MasterClass is the streaming platform where the world’s best come together to share their knowledge and stories. They are seeking a Staff Infrastructure Engineer who will act as a technical leader, designing scalable systems and enhancing infrastructure across the company. This role involves leading cloud infrastructure initiatives, partnering with various teams, and providing technical direction for infrastructure systems.
Responsibilities:
- Set technical direction for core infrastructure systems, balancing reliability, scalability, security, and developer velocity
- Design and lead implementation of complex, cross-team infrastructure initiatives (AWS, EKS, CI/CD, shared platforms)

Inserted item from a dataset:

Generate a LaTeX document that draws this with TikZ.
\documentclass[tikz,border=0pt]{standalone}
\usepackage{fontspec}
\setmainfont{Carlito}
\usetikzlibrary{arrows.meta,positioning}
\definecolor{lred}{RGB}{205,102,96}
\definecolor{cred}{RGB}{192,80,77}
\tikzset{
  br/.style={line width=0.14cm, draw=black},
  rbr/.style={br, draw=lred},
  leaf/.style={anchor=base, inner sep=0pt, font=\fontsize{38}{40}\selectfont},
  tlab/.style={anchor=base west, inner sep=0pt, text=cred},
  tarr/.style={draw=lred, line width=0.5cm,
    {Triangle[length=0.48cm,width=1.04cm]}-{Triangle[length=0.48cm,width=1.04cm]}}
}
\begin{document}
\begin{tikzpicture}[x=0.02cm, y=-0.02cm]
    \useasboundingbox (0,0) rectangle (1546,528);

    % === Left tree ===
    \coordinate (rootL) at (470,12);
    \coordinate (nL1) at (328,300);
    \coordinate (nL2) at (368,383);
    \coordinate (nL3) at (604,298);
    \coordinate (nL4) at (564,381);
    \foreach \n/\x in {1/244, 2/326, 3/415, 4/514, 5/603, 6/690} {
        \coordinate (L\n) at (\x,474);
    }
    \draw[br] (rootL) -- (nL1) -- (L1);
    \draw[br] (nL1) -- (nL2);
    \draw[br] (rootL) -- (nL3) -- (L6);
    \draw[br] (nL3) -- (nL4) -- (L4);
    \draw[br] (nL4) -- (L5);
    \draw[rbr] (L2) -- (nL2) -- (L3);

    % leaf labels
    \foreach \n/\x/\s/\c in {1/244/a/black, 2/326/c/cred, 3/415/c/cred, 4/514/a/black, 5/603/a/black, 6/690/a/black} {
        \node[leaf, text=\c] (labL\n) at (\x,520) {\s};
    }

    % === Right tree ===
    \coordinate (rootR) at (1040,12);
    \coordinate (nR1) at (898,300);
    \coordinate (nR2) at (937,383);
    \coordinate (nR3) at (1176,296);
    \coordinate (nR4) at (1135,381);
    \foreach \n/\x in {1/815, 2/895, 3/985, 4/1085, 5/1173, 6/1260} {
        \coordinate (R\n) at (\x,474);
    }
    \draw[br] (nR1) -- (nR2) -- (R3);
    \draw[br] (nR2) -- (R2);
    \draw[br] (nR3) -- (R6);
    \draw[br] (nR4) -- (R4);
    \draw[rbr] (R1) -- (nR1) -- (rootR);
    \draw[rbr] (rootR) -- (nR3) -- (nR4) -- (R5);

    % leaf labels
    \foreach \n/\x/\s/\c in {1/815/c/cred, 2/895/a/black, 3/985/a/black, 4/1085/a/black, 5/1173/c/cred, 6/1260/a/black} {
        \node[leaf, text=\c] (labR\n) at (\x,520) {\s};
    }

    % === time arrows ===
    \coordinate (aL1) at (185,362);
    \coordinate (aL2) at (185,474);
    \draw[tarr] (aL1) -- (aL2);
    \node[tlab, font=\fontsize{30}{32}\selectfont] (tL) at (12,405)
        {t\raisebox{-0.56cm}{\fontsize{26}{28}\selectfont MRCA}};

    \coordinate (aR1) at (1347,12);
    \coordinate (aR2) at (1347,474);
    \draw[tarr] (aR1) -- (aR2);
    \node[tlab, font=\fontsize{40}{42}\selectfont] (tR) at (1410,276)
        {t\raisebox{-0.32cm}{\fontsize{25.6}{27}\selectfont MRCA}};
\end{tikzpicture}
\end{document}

- Build production-grade software to power infrastructure automation, tooling, and internal platforms
- Drive org-wide improvements in observability, incident response, reliability engineering, and cost efficiency
- Lead video infrastructure initiatives to evolve video delivery and CDN strategies for global scale and performance
- Partner with AI and Data teams to define and build GPU-powered infrastructure, model-serving platforms, and GenAI inference/training workflows
- Act as a technical mentor and reviewer, raising the bar for infrastructure design and operational excellence across teams
- Lead by example during incidents, postmortems, and critical architectural decisions
Requirements:
- 10+ years building and operating cloud-native production systems
- Strong expertise in: AWS architecture and large-scale cloud operations
- Strong expertise in: Kubernetes / EKS (networking, RBAC, Helm, autoscaling, cluster-level debugging)
- Strong expertise in: Infrastructure as Code (Terraform preferred)

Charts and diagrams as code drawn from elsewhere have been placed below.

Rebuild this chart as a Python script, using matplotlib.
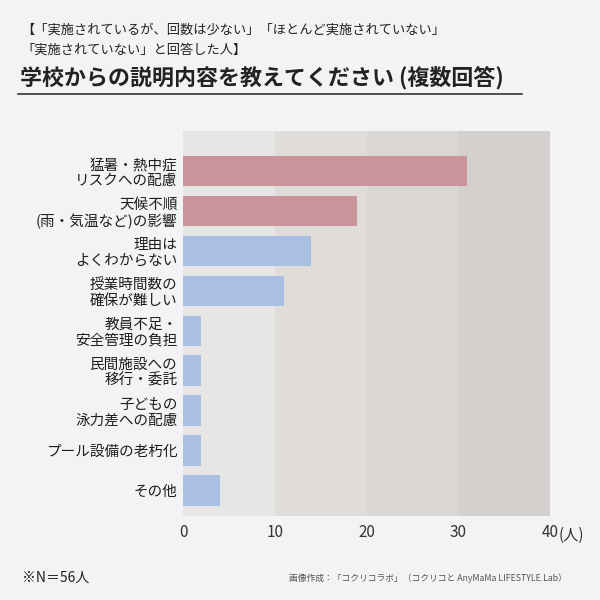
import matplotlib.pyplot as plt
import numpy as np

plt.rcParams['font.family'] = ['Noto Sans CJK JP', 'DejaVu Sans']

# data
labels = [
    "猛暑・熱中症\nリスクへの配慮",
    "天候不順\n(雨・気温など)の影響",
    "理由は\nよくわからない",
    "授業時間数の\n確保が難しい",
    "教員不足・\n安全管理の負担",
    "民間施設への\n移行・委託",
    "子どもの\n泳力差への配慮",
    "プール設備の老朽化",
    "その他",
]
values = [31, 19, 14, 11, 2, 2, 2, 2, 4]
highlight = [True, True, False, False, False, False, False, False, False]
xticks = [0, 10, 20, 30, 40]

bg = '#f3f2f4'
red = '#c9959a'
blue = '#a9c0e3'
bands = ['#e6e6e4', '#e0dcda', '#d9d6d3', '#d3d0cd']

fig = plt.figure(figsize=(6, 6), dpi=100, facecolor=bg)
ax = fig.add_axes([0.305, 0.14, 0.6117, 0.6417])
ax.set_facecolor(bg)

# shaded bands behind the bars
for i, c in enumerate(bands):
    ax.axvspan(xticks[i], xticks[i + 1], color=c, lw=0, zorder=0)

y = np.arange(len(values))
colors = [red if h else blue for h in highlight]
ax.barh(y, values, height=0.76, color=colors, zorder=2)

ax.set_xlim(0, 40)
ax.set_ylim(len(values) - 1 + 0.64, -1.0)
ax.set_yticks(y)
ax.set_yticklabels(labels, fontsize=10.5, color='#1e1e1e', linespacing=1.15)
ax.set_xticks(xticks)
ax.set_xticklabels([str(t) for t in xticks], fontsize=11, color='#333333')
ax.tick_params(length=0, axis='y', pad=4)
ax.tick_params(length=0, axis='x', pad=6)
ax.annotate("(人)", xy=(40, 0), xycoords=('data', 'axes fraction'),
            xytext=(6.5, -7.5), textcoords='offset points', ha='left', va='top',
            fontsize=11, color='#333333', annotation_clip=False)
for s in ax.spines.values():
    s.set_visible(False)

# titles
fig.text(0.035, 0.950, "【「実施されているが、回数は少ない」「ほとんど実施されていない」",
         fontsize=9.5, color='#222222', va='center')
fig.text(0.035, 0.917, "「実施されていない」と回答した人】",
         fontsize=9.5, color='#222222', va='center')
fig.text(0.033, 0.870, "学校からの説明内容を教えてください (複数回答)",
         fontsize=15.8, fontweight='bold', color='#222222', va='center')
fig.add_artist(plt.Line2D([0.03, 0.87], [0.843, 0.843], color='#333333', lw=1.2))

# footer
fig.text(0.037, 0.037, "※N＝56人", fontsize=10, color='#222222', va='center')
fig.text(0.945, 0.037, "画像作成：「コクリコラボ」（コクリコと AnyMaMa LIFESTYLE.Lab）",
         fontsize=6.3, color='#555555', va='center', ha='right')

fig.savefig('out.png', dpi=100, facecolor=bg)
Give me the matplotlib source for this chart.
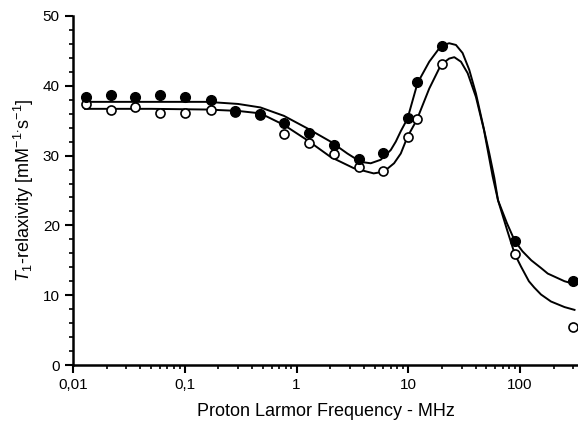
import numpy as np
import matplotlib
matplotlib.use("Agg")
import matplotlib.pyplot as plt
from matplotlib.ticker import LogLocator, FixedLocator, MultipleLocator, NullFormatter

plt.rcParams['font.family'] = 'Liberation Sans'
plt.rcParams['mathtext.fontset'] = 'custom'
plt.rcParams['mathtext.rm'] = 'Liberation Sans'
plt.rcParams['mathtext.it'] = 'Liberation Sans:italic'

# measured points (MHz, mM^-1 s^-1)
freq_filled = [0.013, 0.022, 0.036, 0.06, 0.1, 0.17, 0.28, 0.47, 0.77, 1.3, 2.16, 3.6, 6.0, 10, 12, 20, 90, 300]
r1_filled = [38.4, 38.7, 38.35, 38.7, 38.35, 37.9, 36.4, 36.0, 34.7, 33.3, 31.5, 29.5, 30.4, 35.4, 40.5, 45.75, 17.8, 12.1]

freq_open = [0.013, 0.022, 0.036, 0.06, 0.1, 0.17, 0.28, 0.47, 0.77, 1.3, 2.16, 3.6, 6.0, 10, 12, 20, 90, 300]
r1_open = [37.35, 36.5, 36.9, 36.1, 36.05, 36.6, 36.3, 35.8, 33.1, 31.8, 30.2, 28.4, 27.8, 32.7, 35.2, 43.1, 15.9, 5.5]

# fitted curves
fit_freq_up = [0.0128, 0.05, 0.159, 0.3, 0.475, 0.77, 1.25, 2.02, 2.85, 3.75, 4.61, 5.66, 6.97, 7.73, 8.57,
               9.84, 12.1, 15.4, 19.6, 23.2, 26.7, 30.6, 35.1, 40.3, 46.3, 53.1, 58.9, 63.5, 76.4, 89.6,
               105, 126, 154, 177, 250, 307]
fit_r1_up = [37.7, 37.7, 37.7, 37.4, 36.9, 35.7, 33.9, 32.0, 30.3, 29.1, 28.9, 29.4, 30.8, 32.0, 33.5,
             35.3, 40.4, 43.45, 45.7, 46.1, 45.85, 44.7, 42.3, 38.9, 34.6, 30.3, 26.8, 23.6, 20.3, 17.8,
             16.3, 15.0, 13.9, 13.1, 12.0, 11.6]

fit_freq_lo = [0.0128, 0.05, 0.159, 0.3, 0.475, 0.77, 1.25, 2.02, 3.25, 4.9, 6.04, 7.46, 8.57, 9.84, 11.9,
               15.4, 19.6, 23.2, 25.8, 29.6, 34.0, 40.3, 47.5, 56.9, 63.5, 76.4, 89.6, 102, 120, 134, 154,
               189, 250, 307]
fit_r1_lo = [36.7, 36.7, 36.6, 36.4, 36.05, 34.4, 32.2, 29.8, 28.2, 27.45, 27.7, 28.9, 30.3, 32.7, 35.1,
             39.6, 43.0, 43.9, 44.1, 43.45, 41.8, 38.4, 33.7, 27.0, 23.6, 19.4, 15.9, 14.1, 12.0, 11.1, 10.1,
             9.1, 8.3, 7.9]

fig = plt.figure(figsize=(5.78, 4.21), dpi=100)
ax = fig.add_axes([0.1263, 0.133, 0.8737, 0.829])

ax.plot(fit_freq_up, fit_r1_up, color='black', lw=1.4, zorder=2)
ax.plot(fit_freq_lo, fit_r1_lo, color='black', lw=1.4, zorder=2)
ax.plot(freq_open, r1_open, 'o', mfc='white', mec='black', mew=1.2, ms=6.5, ls='none', zorder=3)
ax.plot(freq_filled, r1_filled, 'o', color='black', ms=7, ls='none', zorder=4)

ax.set_xscale('log')
ax.set_xlim(0.01, 330)
ax.set_ylim(0, 50)

ax.xaxis.set_major_locator(FixedLocator([0.01, 0.1, 1, 10, 100]))
ax.set_xticklabels(['0,01', '0,1', '1', '10', '100'])
ax.xaxis.set_minor_locator(LogLocator(base=10, subs=np.arange(2, 10)))
ax.xaxis.set_minor_formatter(NullFormatter())
ax.yaxis.set_major_locator(MultipleLocator(10))
ax.yaxis.set_minor_locator(MultipleLocator(2))

for s in ['top', 'right']:
    ax.spines[s].set_visible(False)
for s in ['left', 'bottom']:
    ax.spines[s].set_linewidth(1.8)

ax.tick_params(which='major', direction='out', length=6, width=1.5, labelsize=11)
ax.tick_params(which='minor', direction='out', length=3, width=1.2)

ax.set_xlabel('Proton Larmor Frequency - MHz', fontsize=13, labelpad=8)
ax.set_ylabel(r'$\mathit{T}_{\mathit{1}}$-relaxivity [mM$^{\mathrm{-1}}$$^{\cdot}$s$^{\mathrm{-1}}$]',
              fontsize=13, labelpad=5)

fig.savefig('out.png', dpi=100)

- Strong expertise in: CI/CD and automation (GitHub Actions, Argo, or similar)
- Proven ability to design and build infrastructure software, not just operate systems
- Deep understanding of distributed systems, networking, Linux internals, and cloud security
- A track record of driving step-function improvements in reliability, scalability, or developer experience
- Strong written and verbal communication skills; able to influence technical decisions across teams
- AI/ML infrastructure, GPU scheduling, or distributed training
- Model serving frameworks (e.g., Triton, vLLM, TensorRT-LLM)
- Infrastructure autoscaling strategies, including application workloads, databases, and GenAI workloads
- KEDA, Karpenter, service mesh, or multi-cluster architectures
- HLS/DASH packaging or video encoding pipelines